Hmm. I don't quite agree, or I don't understand your example.
I agree that when we do a timed wait using a relative timeout for the
futex, we do not time out immediately when we advance the clock. This
could also happen in executions where we time out immediately, but then
sem_timedwait needs a very long time to actually return to the caller.
(Which would be a QoI issue.)
In your example, posting the semaphore after setting the time would
allow a window where the posting could cause normal completion of
sem_timedwait (ie, while it is still waiting erroneously). However,
first, one would technically still need a guarantee when this setting of
the time happened, perhaps via calibration/comparison with other clocks
(ie, it can't happen a very long time after it was intended, or it could
have been right before or after the end of the very long waiting of
sem_timedwait (in wall clock time)).
Nonetheless, such an behavior is still possible with your patch: if a
spurious wake-up happens on the futex right before the other thread sets
the clock, then sem_timedwait will check for a token to be available,
which might happen right after the other thread posted to the semaphore.

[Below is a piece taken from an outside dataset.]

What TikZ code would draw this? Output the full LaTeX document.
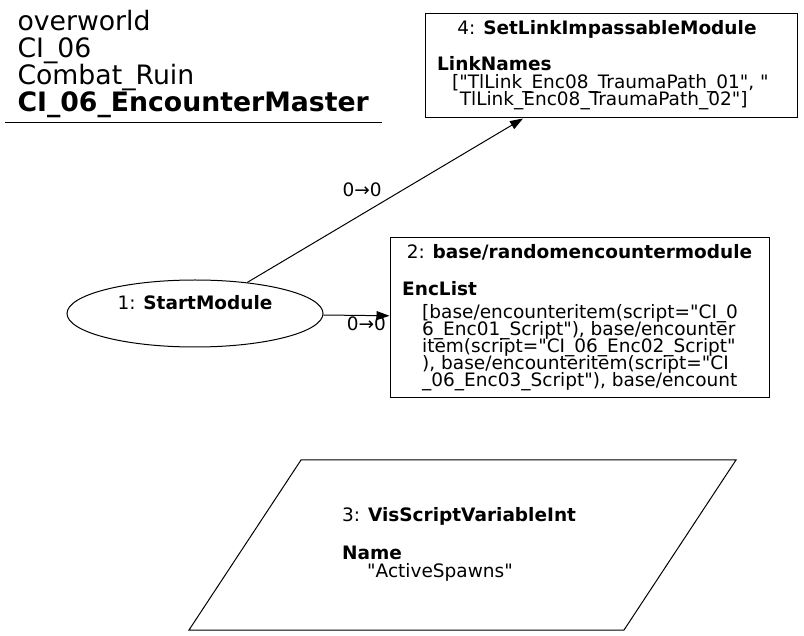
\documentclass[tikz,border=0pt]{standalone}
\usepackage{fontspec}
\setmainfont{DejaVu Sans}[Ligatures=TeXOff]
\usetikzlibrary{arrows.meta,shapes.geometric}

\newcommand\nodefont{\fontsize{18.5}{17}\selectfont\lineskiplimit=-100pt}
\newcommand\headfont{\fontsize{26.7}{27}\selectfont\lineskiplimit=-100pt}

\begin{document}
\begin{tikzpicture}[x=1pt,y=-1pt,->,>={Triangle[length=13pt,width=9pt]},line width=1pt,font=\nodefont,inner sep=0pt]
\tikzstyle{module}=[draw,rectangle,-]
\tikzstyle{txt}=[align=left,anchor=base west]
\tikzstyle{lbl}=[inner sep=3pt]
\useasboundingbox (0,0) rectangle (804,636);

% graph title (base = last line)
\node[txt,font=\headfont] (title) at (17,112) {overworld\\CI\_06\\Combat\_Ruin\\\textbf{CI\_06\_EncounterMaster}};
\draw[-] (5,123) -- (382,123);

% modules
\node[draw,ellipse,minimum width=256,minimum height=67] (n1) at (195,313.5) {};
\node[anchor=base] (n1t) at (195,310) {1: \textbf{StartModule}};

\node[module,minimum width=379,minimum height=160] (n2) at (579.5,318) {};
\node[anchor=base] (n2t) at (579.5,259) {2: \textbf{base/randomencountermodule}};
\node[txt] (n2b) at (401.7,387) {\textbf{EncList}\\[6pt]
  \hspace*{20pt}[base/encounteritem(script="CI\_0\\
  \hspace*{20pt}6\_Enc01\_Script"), base/encounter\\
  \hspace*{20pt}item(script="CI\_06\_Enc02\_Script"\\
  \hspace*{20pt}), base/encounteritem(script="CI\\
  \hspace*{20pt}\_06\_Enc03\_Script"), base/encount};

\node[module,minimum width=372,minimum height=104] (n4) at (611,66) {};
\node[anchor=base] (n4t) at (607,35) {4: \textbf{SetLinkImpassableModule}};
\node[txt] (n4b) at (436.7,106) {\textbf{LinkNames}\\[1pt]
  \hspace*{15pt}["TlLink\_Enc08\_TraumaPath\_01", "\\
  \hspace*{22.6pt}TlLink\_Enc08\_TraumaPath\_02"]};

% variable
\draw[-] (301,460) -- (736,460) -- (624,630) -- (189,630) -- cycle;
\node[txt] (n3t) at (341.7,521) {3: \textbf{VisScriptVariableInt}};
\node[txt] (n3b) at (341.7,577) {\textbf{Name}\\[1pt]
  \hspace*{25pt}"ActiveSpawns"};

% links
\draw (n1) -- node[lbl,pos=0.5,above left] (e14) {0→0} (n4);
\draw (n1) -- node[lbl,pos=0.65,below,inner sep=0.5pt] (e12) {0→0} (n2);
\end{tikzpicture}
\end{document}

That could be avoided by looking at the current time after each futex
wait operation and returning a timeout error in such a case -- but I'm
not sure that the costs of this are worth it.
(Nonetheless, I agree that we want to avoid very long waiting times that
would be surprising to users; we certainly don't want to give timing
guarantees for small time intervals (say, less than a second), but
waiting for one day or such would be bad.)